• [Written request]: Exactly reproduce the lines that run from the one containing "Write the Apache ECharts code for this chart." through the one containing "40, 15, 5];", ends included, with no pictures.

Begin

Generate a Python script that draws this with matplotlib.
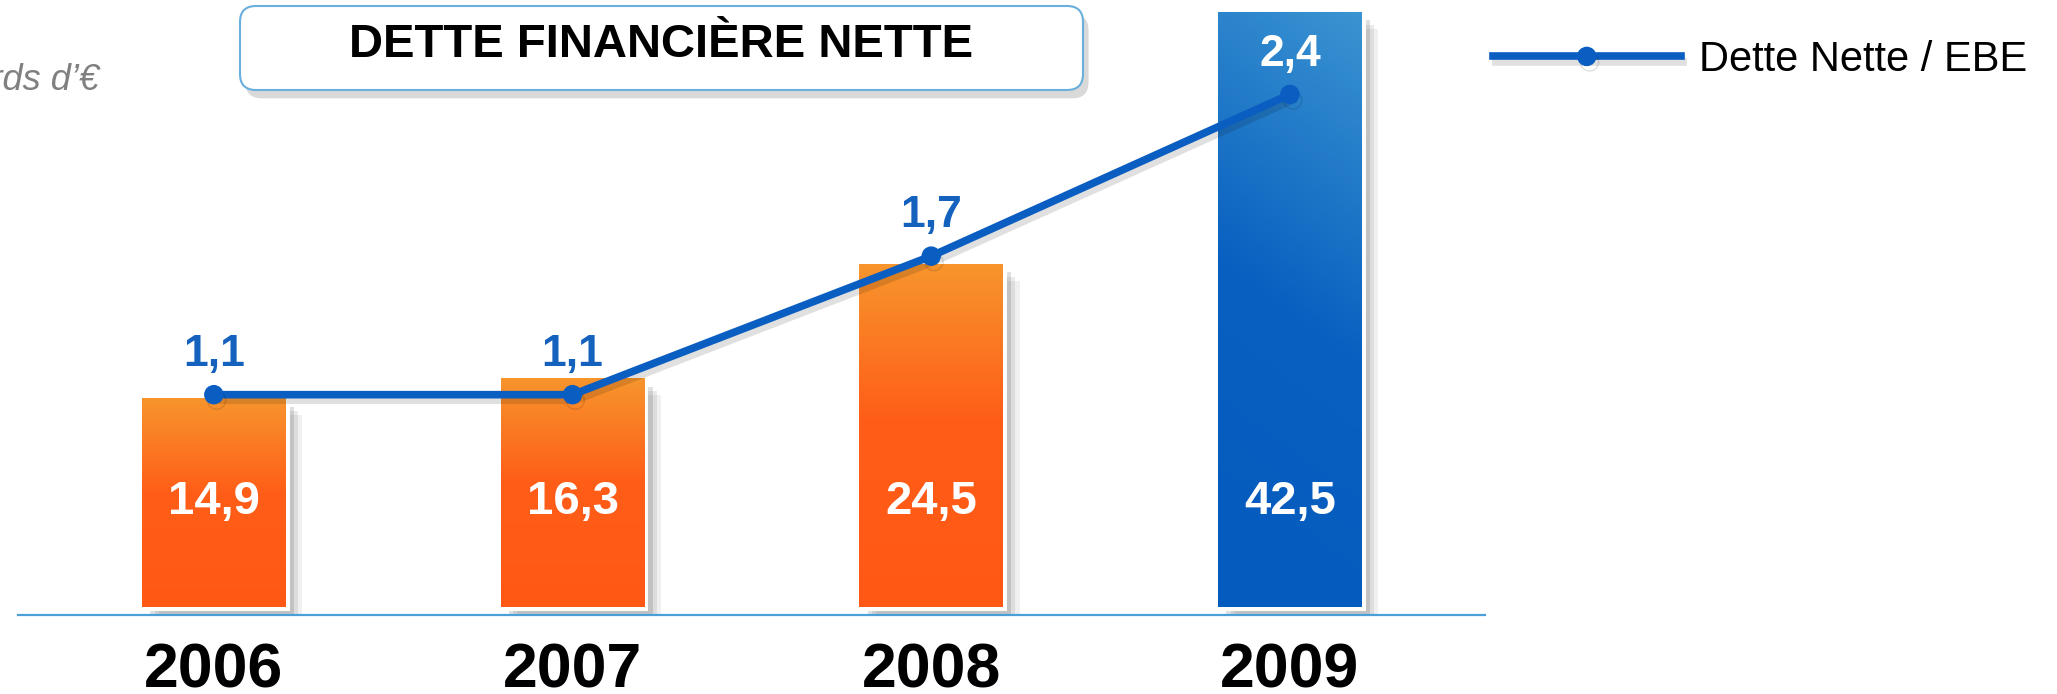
import numpy as np
import matplotlib
matplotlib.use("Agg")
import matplotlib.pyplot as plt
import matplotlib.patheffects as pe
from matplotlib.colors import LinearSegmentedColormap
from matplotlib.patches import FancyBboxPatch
from matplotlib.transforms import IdentityTransform

plt.rcParams['font.family'] = ['Liberation Sans', 'DejaVu Sans']

# data
years = ["2006", "2007", "2008", "2009"]
dette = [14.9, 16.3, 24.5, 42.5]          # milliards d'euros
ratio = [1.1, 1.1, 1.7, 2.4]              # dette nette / EBE
dette_lbl = ["14,9", "16,3", "24,5", "42,5"]
ratio_lbl = ["1,1", "1,1", "1,7", "2,4"]

W, H = 2057, 694
fig = plt.figure(figsize=(W / 100, H / 100), dpi=100)
fig.patch.set_facecolor("white")

# main axes placed in pixels: baseline at y=615 from top, from x=18 to 1485
ax = fig.add_axes([18 / W, (H - 615) / H, (1485 - 18) / W, 615 / H])
x = np.arange(len(years))
bw = 0.40

shadow = [pe.SimplePatchShadow(offset=(12, -12), shadow_rgbFace="black", alpha=0.06),
          pe.SimplePatchShadow(offset=(9, -9), shadow_rgbFace="black", alpha=0.08),
          pe.SimplePatchShadow(offset=(6, -6), shadow_rgbFace="black", alpha=0.12),
          pe.SimplePatchShadow(offset=(3, -3), shadow_rgbFace="black", alpha=0.12),
          pe.Normal()]
bars = ax.bar(x, dette, width=bw, color="white", edgecolor="white",
              linewidth=5, zorder=2, path_effects=shadow)

orange = LinearSegmentedColormap.from_list("o", [(0, "#F7952D"), (0.45, "#FF5E18"), (1, "#FF5815")])
blue = LinearSegmentedColormap.from_list("b", [(0, "#3A94D1"), (0.5, "#0A60C0"), (1, "#055BBE")])
gy, gx = np.mgrid[0:1:256j, 0:1:64j]
for i, b in enumerate(bars):
    if i == len(bars) - 1:
        cm, grad = blue, np.clip(0.85 * gy + 0.15 * (1 - gx), 0, 1)
    else:
        cm, grad = orange, gy
    ax.imshow(grad, extent=(b.get_x(), b.get_x() + b.get_width(), 0, b.get_height()),
              cmap=cm, aspect="auto", zorder=3, interpolation="bicubic", vmin=0, vmax=1)
    ax.text(b.get_x() + b.get_width() / 2, 7.5, dette_lbl[i], ha="center", va="center",
            color="white", fontsize=34, fontweight="bold", zorder=5)

ax.set_xlim(-0.546, 3.544)
ax.set_ylim(-0.57, 43.36)
for s in ["top", "left", "right"]:
    ax.spines[s].set_visible(False)
ax.spines["bottom"].set_color("#4A9FD8")
ax.spines["bottom"].set_linewidth(1.6)
ax.set_yticks([])
ax.set_xticks(x, years, fontsize=45, fontweight="bold")
ax.tick_params(axis="x", length=0, pad=19)

# ratio line on a twin axis
ax2 = ax.twinx()
ax2.set_ylim(0.146, 2.809)
ax2.set_yticks([])
for s in ax2.spines.values():
    s.set_visible(False)
line_fx = [pe.SimpleLineShadow(offset=(2, -4), shadow_color="black", alpha=0.12), pe.Normal()]
ax2.plot(x, ratio, color="#0A5DC1", linewidth=5.5, marker="o", markersize=13,
         label="Dette Nette / EBE", zorder=6, path_effects=line_fx)
for i, v in enumerate(ratio):
    c = "white" if i == len(ratio) - 1 else "#1561BE"
    ax2.annotate(ratio_lbl[i], (x[i], v), xytext=(0, 29), textcoords="offset points",
                 ha="center", va="center", color=c, fontsize=32, fontweight="bold", zorder=7)

ax2.legend(loc="center left", bbox_to_anchor=(1493 / W, (H - 60) / H), bbox_transform=fig.transFigure,
           frameon=False, fontsize=30, handlelength=4.5, handletextpad=0.45,
           borderpad=0, borderaxespad=0)

# title box (pixel coords)
box = FancyBboxPatch((240, H - 90), 843, 84, boxstyle="round,pad=0,rounding_size=16",
                     transform=IdentityTransform(), facecolor="white", edgecolor="#6AAFDD",
                     linewidth=1.5, zorder=10,
                     path_effects=[pe.SimplePatchShadow(offset=(4, -6), shadow_rgbFace="black", alpha=0.15),
                                   pe.Normal()])
fig.add_artist(box)
fig.text(661 / W, (H - 45) / H, "DETTE FINANCIÈRE NETTE", ha="center", va="center",
         fontsize=34, fontweight="bold", color="black", zorder=11)

fig.text(99 / W, (H - 90) / H, "En milliards d’€", ha="right", va="baseline",
         fontsize=26, style="italic", color="#808080")

fig.savefig("out.png", dpi=100)
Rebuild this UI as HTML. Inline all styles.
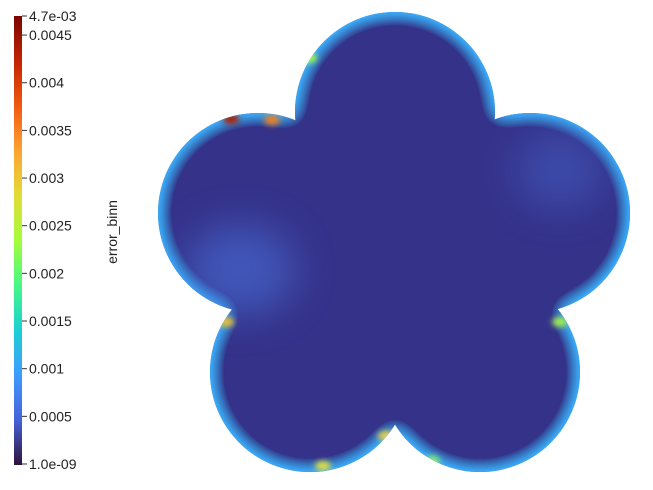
<!DOCTYPE html>
<html><head><meta charset="utf-8"><style>
html,body{margin:0;padding:0;background:#fff;width:653px;height:490px;overflow:hidden}
svg{display:block;font-family:"Liberation Sans",sans-serif}
</style></head><body>
<svg id="chart" width="653" height="490">
<defs>
<linearGradient id="turbo" x1="0" y1="1" x2="0" y2="0">
<stop offset="0" stop-color="#30123b"/><stop offset="0.1" stop-color="#4662d7"/>
<stop offset="0.2" stop-color="#3e9bfe"/><stop offset="0.3" stop-color="#1bcfd4"/>
<stop offset="0.4" stop-color="#46f884"/><stop offset="0.5" stop-color="#a4fc3c"/>
<stop offset="0.6" stop-color="#e2dc38"/><stop offset="0.7" stop-color="#fea331"/>
<stop offset="0.8" stop-color="#ef5911"/><stop offset="0.9" stop-color="#c22402"/>
<stop offset="1" stop-color="#7a0403"/></linearGradient>
<filter id="glow" filterUnits="userSpaceOnUse" x="100" y="0" width="600" height="490">
<feGaussianBlur in="SourceAlpha" stdDeviation="11" result="b"/>
<feComponentTransfer in="b" result="inv"><feFuncA type="linear" slope="-2.6" intercept="2.35"/></feComponentTransfer>
<feFlood flood-color="#3aa6f4" result="c"/>
<feComposite in="c" in2="inv" operator="in" result="g"/>
<feComposite in="g" in2="SourceAlpha" operator="in" result="g2"/>
<feMerge><feMergeNode in="SourceGraphic"/><feMergeNode in="g2"/></feMerge>
</filter>
<filter id="soft" x="-50%" y="-50%" width="200%" height="200%"><feGaussianBlur stdDeviation="20"/></filter>
<filter id="hot" x="-100%" y="-100%" width="300%" height="300%"><feGaussianBlur stdDeviation="3"/></filter>
<clipPath id="flower"><polygon points="395,112 530,213 480,375 310,375 258,213"/></clipPath>
</defs>
<g id="field">
<g id="shape" filter="url(#glow)"><polygon points="395,112 530,213 480,375 310,375 258,213" fill="#36338a"/></g>
<g id="blobs" clip-path="url(#flower)"></g>
</g>
<rect x="14" y="16" width="8" height="449" fill="url(#turbo)"/>
<g id="ticks"></g>
<text x="117" y="232" font-size="14" fill="#222" text-anchor="middle" transform="rotate(-90 117 232)">error_binn</text>
</svg>
<script>
const tickValues=[1e-9,0.0005,0.001,0.0015,0.002,0.0025,0.003,0.0035,0.004,0.0045,0.0047];
const tickLabels=["1.0e-09","0.0005","0.001","0.0015","0.002","0.0025","0.003","0.0035","0.004","0.0045","4.7e-03"];
const lobeCx=[395,530,480,310,258];
const lobeCy=[112,213,372,372,213];
const hotX=[231,272,309,226,386,323,560,432];
const hotY=[119,120,58,322,436,466,322,461];
const hotColor=["#b01d05","#f08020","#a4fc3c","#e8c030","#f0d040","#e0e040","#a0f050","#90f060"];
const ns="http://www.w3.org/2000/svg";
const vmin=1e-9,vmax=0.0047,y0=464,y1=16;
const ys=v=>y0-(v-vmin)/(vmax-vmin)*(y0-y1);
const tg=document.getElementById('ticks');
tickValues.forEach((v,i)=>{
 const y=ys(v);
 const l=document.createElementNS(ns,'line');
 
 
 l.setAttribute('x1',22);l.setAttribute('x2',27);l.setAttribute('y1',y);l.setAttribute('y2',y);l.setAttribute('stroke','#333');
 tg.appendChild(l);
 const t=document.createElementNS(ns,'text');
 
 
 t.setAttribute('x',29);t.setAttribute('y',y+5);t.setAttribute('font-size','14');t.setAttribute('fill','#222');
 t.textContent=tickLabels[i];tg.appendChild(t);
});
const cl=document.getElementById('flower'),sh=document.getElementById('shape'),bl=document.getElementById('blobs');
lobeCx.forEach((cx,i)=>{
 const c=document.createElementNS(ns,'circle');
 c.setAttribute('cx',cx);c.setAttribute('cy',lobeCy[i]);c.setAttribute('r',100);cl.appendChild(c);
 const d=document.createElementNS(ns,'circle');
 
 
 d.setAttribute('cx',cx);d.setAttribute('cy',lobeCy[i]);d.setAttribute('r',100);d.setAttribute('fill','#36338a');sh.appendChild(d);
});
const m=document.createElementNS(ns,'ellipse');


m.setAttribute('cx',240);m.setAttribute('cy',270);m.setAttribute('rx',55);m.setAttribute('ry',45);m.setAttribute('fill','#4a6fd8');m.setAttribute('opacity','0.6');m.setAttribute('filter','url(#soft)');
bl.appendChild(m);
const m2=document.createElementNS(ns,'ellipse');


m2.setAttribute('cx',560);m2.setAttribute('cy',170);m2.setAttribute('rx',45);m2.setAttribute('ry',40);m2.setAttribute('fill','#4a6fd8');m2.setAttribute('opacity','0.4');m2.setAttribute('filter','url(#soft)');
bl.appendChild(m2);
hotX.forEach((x,i)=>{
 const h=document.createElementNS(ns,'ellipse');
 
 
 h.setAttribute('cx',x);h.setAttribute('cy',hotY[i]);h.setAttribute('rx',8);h.setAttribute('ry',5);h.setAttribute('fill',hotColor[i]);h.setAttribute('filter','url(#hot)');
 bl.appendChild(h);
});
</script>
</body></html>
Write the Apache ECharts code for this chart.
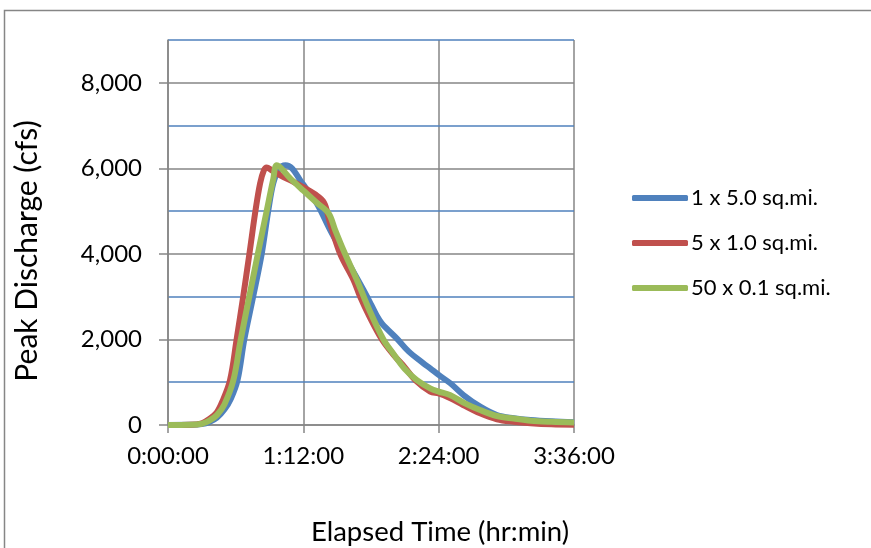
<!DOCTYPE html>
<html>
<head>
<meta charset="utf-8">
<script src="https://cdn.jsdelivr.net/npm/echarts@6/dist/echarts.min.js"></script>
<style>
html,body{margin:0;padding:0;background:#fff;}
#chart{width:871px;height:548px;}
</style>
</head>
<body>
<div id="chart"></div>
<script>
// ---- data (minutes elapsed, discharge in cfs) ----
const seriesNames = ['1 x 5.0 sq.mi.', '5 x 1.0 sq.mi.', '50 x 0.1 sq.mi.'];

const blueTime = [0, 12, 18, 22, 26, 30, 33.5, 37, 40.6, 45.3, 49.9, 53.4, 56, 59, 62.5, 66, 70.3, 73, 79.2, 86.3, 92, 98, 104, 108, 111, 114, 121.8, 128, 135.9, 139.5, 144, 150.2, 157.2, 166.1, 175, 184, 192.8, 204, 216];
const blueFlow = [0, 3, 20, 70, 170, 360, 620, 1050, 2000, 3000, 4012, 5025, 5650, 5980, 6070, 6000, 5725, 5560, 5180, 4557, 4100, 3630, 3155, 2820, 2560, 2360, 2020, 1720, 1442, 1324, 1170, 975, 700, 428, 234, 160, 117, 85, 63];

const redTime = [0, 12, 18, 22, 26, 29, 33, 36.5, 40, 43.3, 46.5, 49, 51, 52.5, 55, 60, 66, 72, 78, 83, 86, 91.6, 98.7, 102.2, 107, 113.8, 120, 126, 131.5, 139.5, 144, 150, 157, 166, 175, 184, 193, 204, 216];
const redFlow = [0, 5, 40, 140, 300, 560, 1050, 2000, 3000, 4000, 5000, 5650, 5950, 6020, 5960, 5830, 5700, 5560, 5400, 5200, 4750, 4000, 3390, 3000, 2550, 2000, 1640, 1348, 1050, 780, 740, 630, 467, 273, 133, 75, 40, 15, 5];

const greenTime = [0, 12, 18, 22, 26, 30, 34.8, 38.5, 43, 47.8, 52.6, 56, 57.9, 65, 72, 79, 85.4, 89, 93.3, 100.5, 107, 114.6, 120, 126, 132.4, 139.5, 144, 150, 158, 166, 175, 184, 193, 204, 216];
const greenFlow = [0, 5, 30, 100, 230, 480, 1050, 1950, 2950, 4000, 5025, 5750, 6070, 5765, 5480, 5200, 4950, 4550, 4090, 3390, 2700, 2000, 1660, 1310, 1050, 857, 780, 700, 507, 350, 210, 150, 100, 75, 60];

const xTicks = [0, 72, 144, 216];         // minutes: 0:00:00, 1:12:00, 2:24:00, 3:36:00
const yTicks = [0, 2000, 4000, 6000, 8000];

function pairs(t, v) { return t.map((x, i) => [x, v[i]]); }
function fmtTime(m) {
  const h = Math.floor(m / 60), mm = Math.round(m % 60);
  return h + ':' + (mm < 10 ? '0' : '') + mm + ':00';
}

const FONT = 'Lato, "Open Sans", sans-serif';
const colors = ['#4F81BD', '#C0504D', '#9BBB59'];

const chart = echarts.init(document.getElementById('chart'), null, {renderer: 'canvas'});
chart.setOption({
  animation: false,
  backgroundColor: '#fff',
  color: colors,
  grid: {left: 168, top: 40, right: 297, bottom: 123, containLabel: false},
  xAxis: {
    type: 'value', min: 0, max: 216, interval: 72,
    axisLine: {show: true, lineStyle: {color: '#868686', width: 1.5}},
    axisTick: {show: true, length: 8, lineStyle: {color: '#868686', width: 1.5}},
    axisLabel: {margin: 19, color: '#000', fontFamily: FONT, fontSize: 24, formatter: v => fmtTime(v)},
    splitLine: {show: true, lineStyle: {color: '#868686', width: 1.5}}
  },
  yAxis: [
    {
      // gridlines every 1000: grey at even thousands, blue at odd thousands
      type: 'value', min: 0, max: 9000, interval: 1000, z: 1,
      axisLine: {show: false}, axisTick: {show: false}, axisLabel: {show: false},
      splitLine: {show: true, lineStyle: {color: ['#868686', '#4F81BD'], width: 1.5}}
    },
    {
      // labelled axis: ticks and labels every 2000
      type: 'value', min: 0, max: 9000, interval: 1000, position: 'left', offset: 0, z: 3,
      axisLine: {show: true, lineStyle: {color: '#868686', width: 1.5}},
      axisTick: {show: true, length: 9, customValues: yTicks, lineStyle: {color: '#868686', width: 1.5}},
      axisLabel: {margin: 26, customValues: yTicks, color: '#000', fontFamily: FONT, fontSize: 24,
        formatter: v => v.toLocaleString('en-US')},
      splitLine: {show: false}
    }
  ],
  legend: {
    orient: 'vertical', left: 632, top: 186, padding: 0,
    itemWidth: 56, itemHeight: 6, itemGap: 21, icon: 'roundRect',
    textStyle: {fontFamily: FONT, fontSize: 22, color: '#000', lineHeight: 24, padding: [0, 0, 0, -2]},
    data: seriesNames
  },
  series: [
    {name: seriesNames[0], type: 'line', yAxisIndex: 0, data: pairs(blueTime, blueFlow), smooth: 0.35, showSymbol: false, symbol: 'none', lineStyle: {width: 6, color: colors[0]}, z: 2},
    {name: seriesNames[1], type: 'line', yAxisIndex: 0, data: pairs(redTime, redFlow), smooth: 0.35, showSymbol: false, symbol: 'none', lineStyle: {width: 6, color: colors[1]}, z: 3},
    {name: seriesNames[2], type: 'line', yAxisIndex: 0, data: pairs(greenTime, greenFlow), smooth: 0.35, showSymbol: false, symbol: 'none', lineStyle: {width: 6, color: colors[2]}, z: 4}
  ],
  graphic: [
    {type: 'rect', shape: {x: 4.5, y: 10.5, width: 920, height: 620}, style: {fill: 'none', stroke: '#868686', lineWidth: 1.5}, silent: true, z: -1},
    {type: 'text', x: 27, y: 251, rotation: Math.PI / 2,
      style: {text: 'Peak Discharge (cfs)', font: '30px ' + FONT, fill: '#000', textAlign: 'center', textVerticalAlign: 'middle'}},
    {type: 'text', x: 440, y: 532,
      style: {text: 'Elapsed Time (hr:min)', font: '27.5px ' + FONT, fill: '#000', textAlign: 'center', textVerticalAlign: 'middle'}}
  ]
});
</script>
</body>
</html>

End

• [Solution to this exercise]:
Write the Apache ECharts code for this chart.
<!DOCTYPE html>
<html>
<head>
<meta charset="utf-8">
<script src="https://cdn.jsdelivr.net/npm/echarts@6/dist/echarts.min.js"></script>
<style>
html,body{margin:0;padding:0;background:#fff;}
#chart{width:871px;height:548px;}
</style>
</head>
<body>
<div id="chart"></div>
<script>
// ---- data (minutes elapsed, discharge in cfs) ----
const seriesNames = ['1 x 5.0 sq.mi.', '5 x 1.0 sq.mi.', '50 x 0.1 sq.mi.'];

const blueTime = [0, 12, 18, 22, 26, 30, 33.5, 37, 40.6, 45.3, 49.9, 53.4, 56, 59, 62.5, 66, 70.3, 73, 79.2, 86.3, 92, 98, 104, 108, 111, 114, 121.8, 128, 135.9, 139.5, 144, 150.2, 157.2, 166.1, 175, 184, 192.8, 204, 216];
const blueFlow = [0, 3, 20, 70, 170, 360, 620, 1050, 2000, 3000, 4012, 5025, 5650, 5980, 6070, 6000, 5725, 5560, 5180, 4557, 4100, 3630, 3155, 2820, 2560, 2360, 2020, 1720, 1442, 1324, 1170, 975, 700, 428, 234, 160, 117, 85, 63];

const redTime = [0, 12, 18, 22, 26, 29, 33, 36.5, 40, 43.3, 46.5, 49, 51, 52.5, 55, 60, 66, 72, 78, 83, 86, 91.6, 98.7, 102.2, 107, 113.8, 120, 126, 131.5, 139.5, 144, 150, 157, 166, 175, 184, 193, 204, 216];
const redFlow = [0, 5, 40, 140, 300, 560, 1050, 2000, 3000, 4000, 5000, 5650, 5950, 6020, 5960, 5830, 5700, 5560, 5400, 5200, 4750, 4000, 3390, 3000, 2550, 2000, 1640, 1348, 1050, 780, 740, 630, 467, 273, 133, 75, 40, 15, 5];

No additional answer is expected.